2. Figure out the side of the board you wish to play on. You can only play when a favourable imbalance or the possibility of creating a favourable imbalance exists.
3. Don't calculate! Instead, dream up various fantasy positions, i.e., the positions you would most like to achieve.
4. Once you find a fantasy position that makes you happy, you must figure out if you can reach it. If you find that your choice was not possible to implement, you must create another dream position that is easier to achieve.
5. Only now do you look at the moves you wish to calculate (called candidate moves). The candidate moves are all the moves that lead to our dream position.

==Personal life and death==
Silman was married to Gwen Feldman. He died from primary progressive aphasia, a form of dementia, on September 21, 2023, at his home in West Hollywood, California; he was 69 years old.

==Books==
- Silman's Chess Odyssey: Cracked Grandmaster Tales, Legendary Players, and Instruction and Musings, 2022, Siles Press, ISBN 978-1890085247.
- Autobiography of a Goat, 2013, 252 pages, Maelstrom Press, ISBN 978-0989928908.
- How to Reassess your Chess (4th edition): Chess Mastery through Chess Imbalances, 2010, 658 pages, Siles Press, ISBN 978-1890085131.
- Silman's Complete Endgame Course: From Beginner To Master, 2007, 530 pages, Siles Press, ISBN 978-1890085100.
- Pal Benko: My Life, Games and Compositions, with Pal Benko and John L. Watson, 2004, 520 pages, Siles Press, ISBN 978-1890085087.
- Gambits in the Slav with William John Donaldson, 2003, 160 pages, Chess Enterprises, ISBN 978-0945470397.
- The Reassess your Chess Workbook: How to Master Chess Imbalances, 2001, 400 pages, Siles Press, ISBN 978-1890085056.
- The Amateur's Mind (2nd edition): Turning Chess Misconceptions into Chess Mastery, 1999, 443 pages, Siles Press, ISBN 978-1890085025.
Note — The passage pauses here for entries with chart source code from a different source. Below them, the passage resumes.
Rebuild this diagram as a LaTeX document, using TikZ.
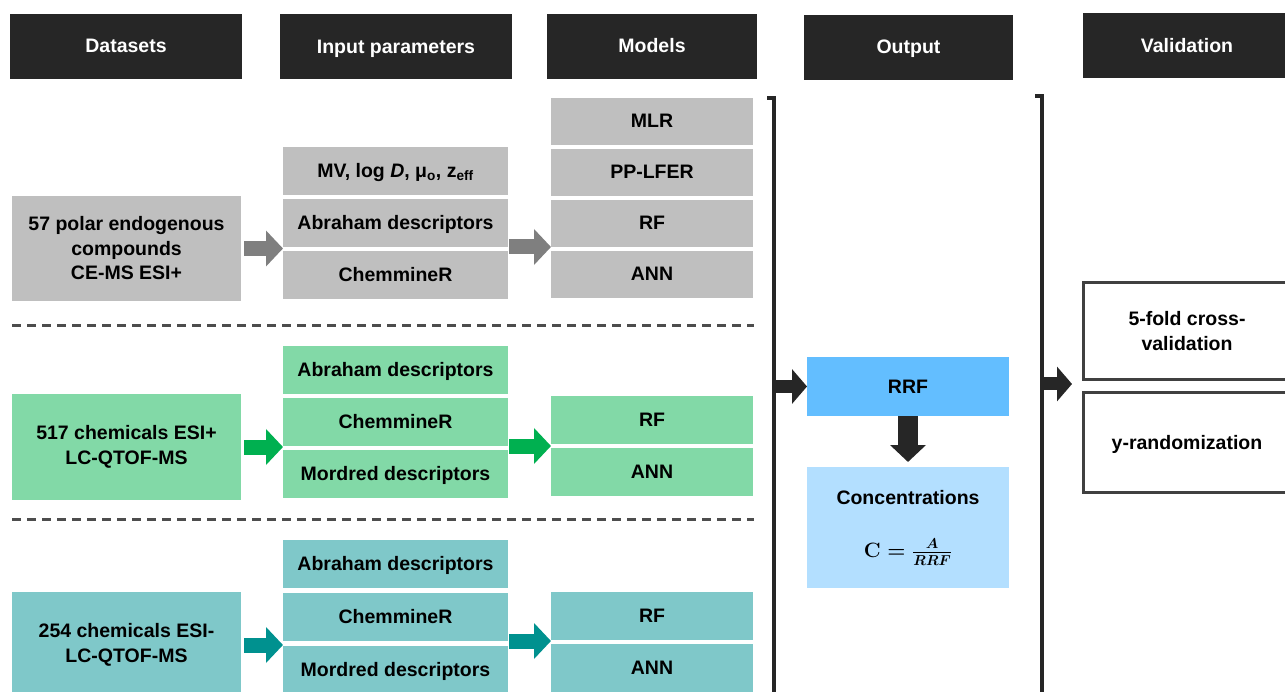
\documentclass[tikz,border=0pt]{standalone}
\usepackage[no-math]{fontspec}
\setmainfont{Liberation Sans}
\usepackage{amsmath}
\usetikzlibrary{arrows.meta}

\definecolor{hdrfill}{HTML}{262626}
\definecolor{grayfill}{HTML}{BFBFBF}
\definecolor{grayarrow}{HTML}{7F7F7F}
\definecolor{greenfill}{HTML}{82D9A7}
\definecolor{greenarrow}{HTML}{00B050}
\definecolor{tealfill}{HTML}{7FC8C9}
\definecolor{tealarrow}{HTML}{00918F}
\definecolor{rrffill}{HTML}{63BEFF}
\definecolor{concfill}{HTML}{B3DFFF}
\definecolor{dashcol}{HTML}{4D4D4D}
\definecolor{valline}{HTML}{404040}

\begin{document}
\begin{tikzpicture}[x=1pt,y=-1pt,
  lbl/.style={font=\fontsize{19.5}{24.5}\selectfont\bfseries, align=center,
              inner sep=0pt, outer sep=0pt, text=black},
  oneline/.style={text height=14pt, text depth=1pt},
  hdr/.style={lbl, oneline, fill=hdrfill, text=white, minimum height=65pt},
  dsbox/.style={lbl, minimum width=229pt, minimum height=106pt},
  inbox/.style={lbl, oneline, minimum width=225pt, minimum height=48pt},
  mdbox/.style={lbl, oneline, minimum width=202pt, minimum height=47pt},
  valbox/.style={lbl, draw=valline, line width=3pt, fill=white, minimum width=208pt},
  formula/.style={inner sep=0pt, outer sep=0pt, text=black,
                  font=\fontsize{20}{24}\selectfont\boldmath},
  fat/.style={line width=15pt, -{Triangle[length=17pt,width=35pt]}},
  fatdark/.style={line width=13pt, draw=hdrfill, -{Triangle[length=15pt,width=34pt]}},
  fatdown/.style={line width=20pt, draw=hdrfill, -{Triangle[length=17pt,width=35pt]}},
  bracket/.style={draw=hdrfill, line width=3.5pt},
  sep/.style={draw=dashcol, line width=3pt, dash pattern=on 9pt off 6pt}
]
\useasboundingbox (0,0) rectangle (1285,692);

% column headers
\node[hdr, minimum width=232pt] (hData)  at (126,46.5)  {Datasets};
\node[hdr, minimum width=232pt] (hInput) at (396,47)    {Input parameters};
\node[hdr, minimum width=210pt] (hModel) at (652,46.5)  {Models};
\node[hdr, minimum width=209pt] (hOut)   at (908.5,47.5){Output};
\node[hdr, minimum width=208pt] (hVal)   at (1187,46)   {Validation};

% dataset 1 (grey)
\node[dsbox, fill=grayfill, minimum height=105pt] (ds1) at (126.5,248.5)
  {57 polar endogenous\\compounds\\CE-MS ESI+};
\node[inbox, fill=grayfill] (in1a) at (395.5,171)
  {MV, log \textit{D}, μ\textsubscript{o}, z\textsubscript{eff}};
\node[inbox, fill=grayfill] (in1b) at (395.5,223) {Abraham descriptors};
\node[inbox, fill=grayfill] (in1c) at (395.5,275) {ChemmineR};
\node[mdbox, fill=grayfill] (m1a) at (652,121.5) {MLR};
\node[mdbox, fill=grayfill] (m1b) at (652,172.5) {PP-LFER};
\node[mdbox, fill=grayfill] (m1c) at (652,223.5) {RF};
\node[mdbox, fill=grayfill] (m1d) at (652,274.5) {ANN};
\draw[fat, grayarrow] ([xshift=3pt]ds1.east) -- (ds1.east -| in1c.west);
\draw[fat, grayarrow] ([xshift=1pt]in1b.south east) -- (in1b.south east -| m1c.west);

% separators
\coordinate (s1a) at (12,326);
\coordinate (s1b) at (754,326);
\coordinate (s2a) at (12,519);
\coordinate (s2b) at (754,519);
\draw[sep] (s1a) -- (s1b);
\draw[sep] (s2a) -- (s2b);

% dataset 2 (green)
\node[dsbox, fill=greenfill] (ds2) at (126.5,447) {517 chemicals ESI+\\LC-QTOF-MS};
\node[inbox, fill=greenfill] (in2a) at (395.5,370) {Abraham descriptors};
\node[inbox, fill=greenfill] (in2b) at (395.5,422) {ChemmineR};
\node[inbox, fill=greenfill] (in2c) at (395.5,474) {Mordred descriptors};
\node[mdbox, fill=greenfill, minimum height=48pt] (m2a) at (652,420) {RF};
\node[mdbox, fill=greenfill, minimum height=48pt] (m2b) at (652,472) {ANN};
\draw[fat, greenarrow] ([xshift=3pt]ds2.east) -- (ds2.east -| in2b.west);
\draw[fat, greenarrow] ([xshift=1pt]in2b.south east) -- (in2b.south east -| m2a.west);

% dataset 3 (teal)
\node[dsbox, fill=tealfill] (ds3) at (126.5,645) {254 chemicals ESI-\\LC-QTOF-MS};
\node[inbox, fill=tealfill] (in3a) at (395.5,564) {Abraham descriptors};
\node[inbox, fill=tealfill] (in3b) at (395.5,617) {ChemmineR};
\node[inbox, fill=tealfill] (in3c) at (395.5,670) {Mordred descriptors};
\node[mdbox, fill=tealfill, minimum height=48pt] (m3a) at (652,616) {RF};
\node[mdbox, fill=tealfill, minimum height=48pt] (m3b) at (652,668) {ANN};
\draw[fat, tealarrow] ([xshift=3pt]ds3.east) -- (ds3.east -| in3b.west);
\draw[fat, tealarrow] ([xshift=1pt]in3b.south east) -- (in3b.south east -| m3a.west);

% output column
\coordinate (b1hook) at (767,98);
\coordinate (b1top) at (774,98);
\coordinate (b1bot) at (774,700);
\draw[bracket] (b1hook) -- (b1top) -- (b1bot);

\node[lbl, oneline, fill=rrffill, minimum width=202pt, minimum height=59pt] (rrf) at (908,386.5) {RRF};
\node[lbl, fill=concfill, minimum width=202pt, minimum height=121pt] (conc) at (908,527.5) {};
\node[lbl, oneline] (concT) at (908,498) {Concentrations};
\node[formula] (concF) at (908,552) {$\mathbf{C}=\frac{A}{RRF}$};
\draw[fatdark] (b1top |- rrf.west) -- (rrf.west);
\draw[fatdown] (rrf.south) -- ([yshift=5pt]conc.north);

% validation column
\coordinate (b2hook) at (1035,96);
\coordinate (b2top) at (1042,96);
\coordinate (b2bot) at (1042,700);
\draw[bracket] (b2hook) -- (b2top) -- (b2bot);

\node[valbox, minimum height=97pt] (v1) at (1187,331) {5-fold cross-\\validation};
\node[valbox, oneline, minimum height=99pt] (v2) at (1187,442.5) {y-randomization};
\coordinate (varr) at (1072,384);
\draw[fatdark] (b2top |- varr) -- (varr);
\end{tikzpicture}
\end{document}
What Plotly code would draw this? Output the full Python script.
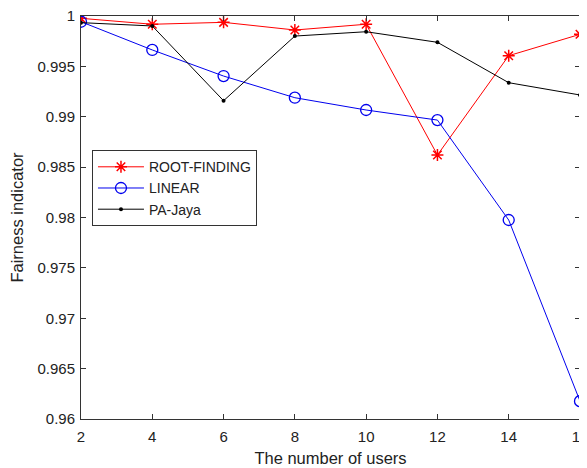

- Accelerated Dragons (2nd edition) with William John Donaldson, 1998, 320 pages, Everyman Chess, ISBN 978-1857442083.
- The Complete Book of Chess Strategy: Grandmaster Techniques from A to Z, 1998, 360 pages, Siles Press, ISBN 978-1890085018.
- Winning with the Sicilian Defense (2nd edition): A Complete Repertoire against 1.e4, 1998, 353 pages, Chess Digest, ISBN 978-0875681986.
- Essential Chess Endings Explained Move by Move Volume One: Novice thru Intermediate, 1992, 223 pages, Chess Digest, ISBN 978-0875681726.
- The Dynamic Caro-Kann: The Bronstein Larsen and the Original Caro System, 1990, 182 pages, Summit Publishing, ISBN 978-0945806028.
- A Complete Black Repertoire, 1986, 126 pages, Chess Digest, ISBN 978-0875681634.